The best venues for students in the Bay Area


Chris Core

Moose Blood performing at The Bottom of The Hill in San Francisco.

Chris Core, Senior staff member

The Bay Area is home to some of the greatest musical talent of all time.

From Journey and Green Day to Sly and the Family Stone. The Bay is not only well known for its musical talent, it is also home to some amazing venues for the artists to perform.

Spread out from city to city there are plenty of venues for anyone to find a good live show in the area, but knowing which ones are some of the best is a more difficult challenge.

Focusing on the top venues in the area, number five, for students to check out, is Shoreline Amphitheater.

Shoreline Amphitheater is a must for any Bay Area venue list. Arguably the most popular venue for big named artists to come to there is not a show you cannot see at the venue.

Everything from Post Malone to Blink 182, the venue gives concert goers a wide range of genres to watch. Not only does it give amazing solo headliners it supplies amazing festivals as well.

The most notable festival at Shoreline is Vans Warped Tour. In its final year in 2018, Warped Tour in the Bay has always been housed at Shoreline adding onto its impressive artist track record.

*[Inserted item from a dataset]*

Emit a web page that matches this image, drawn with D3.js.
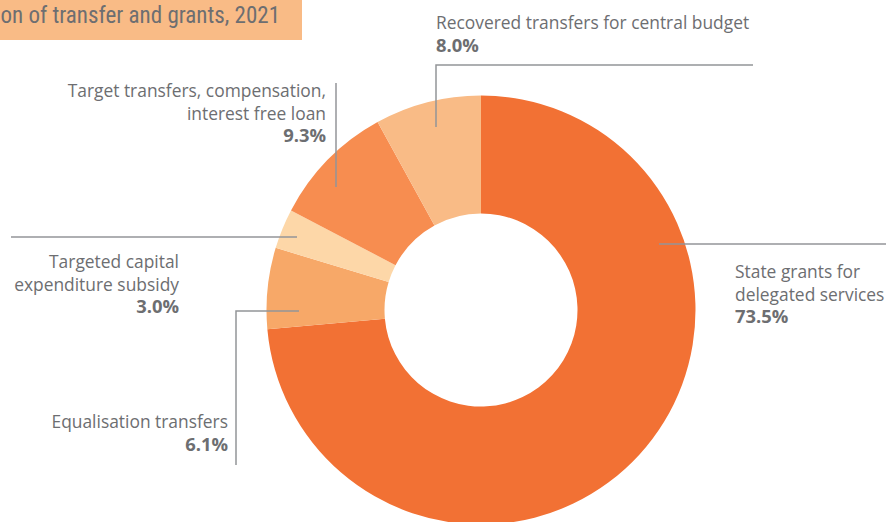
<!DOCTYPE html>
<html>
<head>
<meta charset="utf-8">
<script src="https://cdn.jsdelivr.net/npm/d3@7"></script>
<style>
  html, body { margin: 0; padding: 0; background: #ffffff; }
  svg { display: block; }
</style>
</head>
<body>
<svg id="chart" width="889" height="522"></svg>
<script>
// ---- data ----
const categories = [
  "State grants for delegated services",
  "Equalisation transfers",
  "Targeted capital expenditure subsidy",
  "Target transfers, compensation, interest free loan",
  "Recovered transfers for central budget"
];
const shares = [73.5, 6.1, 3.0, 9.3, 8.0];
const labelLines = [
  ["State grants for", "delegated services"],
  ["Equalisation transfers"],
  ["Targeted capital", "expenditure subsidy"],
  ["Target transfers, compensation,", "interest free loan"],
  ["Recovered transfers for central budget"]
];
const titleText = "Composition of transfer and grants, 2021";

// ---- styles / layout ----
const colors = ["#F27134", "#F7A868", "#FDD7A8", "#F78D50", "#F9BB86"];
const textColor = "#6D6E71";
const lineColor = "#939598";
const cx = 481, cy = 310, outerR = 214.5, innerR = 96.5;

// label layout: text anchor, first baseline, leader polyline
const layout = [
  { x: 735, y: 278, anchor: "start", leader: [[659, 244], [886, 244]] },
  { x: 228, y: 428, anchor: "end",   leader: [[299, 311], [236, 311], [236, 465]] },
  { x: 179, y: 268, anchor: "end",   leader: [[297, 237], [11, 237]] },
  { x: 326, y: 97,  anchor: "end",   leader: [[336, 187], [336, 83]] },
  { x: 436, y: 29,  anchor: "start", leader: [[436, 127], [436, 65], [753, 65]] }
];
const lineH = 22.5;

const svg = d3.select("#chart");

// title band
svg.append("rect").attr("x", 0).attr("y", 0).attr("width", 302).attr("height", 40)
  .attr("fill", "#F9BB86");
svg.append("text").attr("x", 280).attr("y", 23).attr("text-anchor", "end")
  .attr("font-family", "'Liberation Sans Narrow', 'Roboto Condensed', 'DejaVu Sans Condensed', sans-serif")
  .attr("font-size", 23).attr("fill", textColor)
  .text(titleText);

// donut
const pie = d3.pie().sort(null).value(d => d)
  .startAngle(0).endAngle(2 * Math.PI);
const arc = d3.arc().innerRadius(innerR).outerRadius(outerR);
const g = svg.append("g").attr("transform", `translate(${cx},${cy})`);
g.selectAll("path").data(pie(shares)).enter().append("path")
  .attr("d", arc)
  .attr("fill", (d, i) => colors[i]);

// leaders
const line = d3.line();
svg.selectAll("path.leader").data(layout).enter().append("path")
  .attr("class", "leader")
  .attr("d", d => line(d.leader))
  .attr("fill", "none").attr("stroke", lineColor).attr("stroke-width", 1.5);

// labels
const fmt = d3.format(".1f");
layout.forEach((L, i) => {
  const t = svg.append("text")
    .attr("x", L.x).attr("y", L.y)
    .attr("text-anchor", L.anchor)
    .attr("font-family", "'Open Sans', sans-serif")
    .attr("font-size", 17.4)
    .attr("fill", textColor);
  labelLines[i].forEach((s, k) => {
    t.append("tspan").attr("x", L.x).attr("dy", k === 0 ? 0 : lineH).text(s);
  });
  t.append("tspan").attr("x", L.x).attr("dy", lineH)
    .attr("font-weight", "bold").attr("font-size", 18.4)
    .text(fmt(shares[i]) + "%");
});
</script>
</body>
</html>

The venue itself might not be the most beautiful thing to look at, but it makes up for it with the lineups it pulls in.

Located in Mountain View, your trip to the theater is led through a Google-owned complex cluttered with Google colored bikes letting you know you are close to your destination.

Seats up close range in price from $80 and up with the lawn directly behind it on a slanted hill always being around $25. Free parking in a giant dirt lot added on to the fairly priced tickets in the area making Shoreline a great destination for the popular band lover.

Moving on from big scale to medium, The Regency Ballroom in San Francisco is the fourth venue that music loving students should check out.

The Regency was built in 1909. It has a 35-foot high ceiling with extravagant turn of the century chandelier hanging from it.

The Regency does not score as many points when it comes to grabbing big name artists, but it makes up for it with appearance and  audience emersion.

The Regency is exactly as the title states, a ballroom. A giant floor full of band goers with a balcony seating others who do not wish to be down low with the rest of the attendees.

The major downside of the Regency and almost anything in San Francisco is parking. The Regency does not have its own garage and the closest is a few blocks down the street for a hefty price.

The best case is being one of the lucky few to find street parking but it’s a gamble and a hard bet to win. With tickets ranging between $25 to $45 it might be a gamble worth taking.

From one turn of the century venue to another, the Great American Music Hall is another ballroom style San Francisco venue built in 1907.

A smaller version of the Regency Ballroom, the Great American Music Hall offers a beautiful venue with its stunning ceiling design different  from any other venue in the area.

The Music Hall is the oldest nightclub in San Francisco but its age does not show. It offers a medium-sized ballroom with a balcony overlooking the very small stage.

The small stage makes it feel as if you are that much closer to the band and where the Regency fails, in busy San Francisco, the Music Hall comes out on top.

A parking garage across the street supplies low cost, easily accessible parking making it a rare occurrence in the San Francisco venue scene.

Easily parking and tickets going for only $20 to $40, the Great American Music Hall is a great contender for best venue in the area.

The second place venue might just be the most unique place on this list. Bottom of the Hill is a venue in San Francisco that is quite literally a house redone for concerts.

You walk in through the front door, the kitchen is now a bar, the front living room is where the stage sits and the back living room is where merchandise is sold. This setup not only makes it so you have a unique feeling at the show but you feel as if you are basically on stage with the band.

On top of the unique feeling, Bottom of the Hill also offers the lowest ticket price out of all the venues listed with each show between $10 to $20.

With that being said, it also lacks the big name artists and is a place you solely go to for small garage bands. However, that does not take away from the amazing experience that you feel in the venue. With great parking arrangements, being located in the middle of nowhere in San Francisco, it is tough to say you can have an experience like this anywhere else.

The top venue gives by far the most well-rounded experience you can have at a show.

Offering a medium sized hall with plenty of bands from Ziggy Marley, SOB and Yellow Card, The Ace of Spades is the Bay’s best venue for almost everyone.

Located in downtown Sacramento, The Ace of Spades offers a parking garage and decently priced tickets, with most going for $25 to $40. The Ace of Spades offers the best of everything a concert goer could ask for.